Brom snapped out of his daze. The blacksmith's survival instinct was finally overridden by the sheer, capitalistic thrill of the moment. He ran back into the forge and dragged out two massive wooden crates.

The elderly man eagerly dropped his rusted iron shield into the crate. It hit the bottom with a loud, satisfying CLANG.

Austin reached into the pocket of his apron, pulled out a perfectly carved, brilliantly glowing Ember-coin, and pressed it into the old man's trembling hands.

The moment the stone touched the man's skin, the ambient heat flushed the deadly blue tint from his cheeks. The man looked at the stone, then looked up at Austin. A wave of profound, desperate gratitude washed over his face.

Whoosh.

Austin felt it instantly. It wasn't the massive, explosive shockwave he had felt from Elara the day before, but a steady, powerful stream of pure golden belief that flowed directly into his chest. The Divine Engine hummed, processing the transaction.

"Next!" Brom roared, finding his voice, standing tall beside the crates.

The line surged forward.

A miner dropped a sack of quartz into the bin. Austin handed him a stone. Another stream of belief. A mother traded a broken copper axle. Austin handed her a stone. Another stream of belief. As the sun fully rose over Ashbourne, the rhythmic clanging of scrap metal filling the bins became the heartbeat of a new era. With every single trade, the spark of divinity within Austin grew larger, brighter, and denser. It was no longer a flickering flame; it was a roaring furnace. He could feel his mind expanding, his reflexes sharpening, his connection to the ambient mana of the world deepening.

He was industrializing his own ascension.

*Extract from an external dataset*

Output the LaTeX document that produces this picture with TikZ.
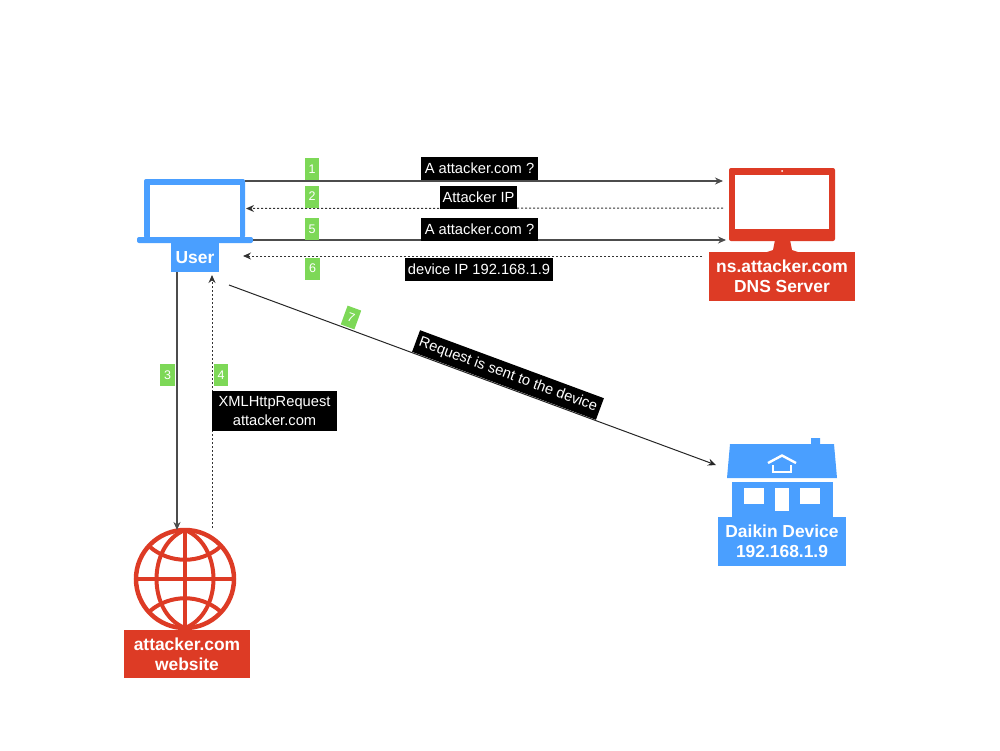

From the high tower of the Baron's stone keep overlooking the square, two figures stood at a narrow window, watching the massive line of peasants wrapping around the slums.

"They are throwing away their Tinder-marks," the fat Charcoal Guild merchant whispered, his face pale, pointing a trembling, ring-covered finger at the streets below. "They are burning our wood just to stay warm while they wait in his line! Baron, he is destroying the economy!"

Baron Vance, a tall, ruthless man clad in heavy furs and old-world steel armor, stared down at the blinding golden light spilling from the blacksmith's forge. His eyes narrowed.

"He isn't destroying it," the Baron said coldly, his hand resting on the pommel of his broadsword. "He's stealing it. Assemble the heavy guard. Shut down the city gates. I want that forge burned to the ground, and I want that boy's head on a spike by noon."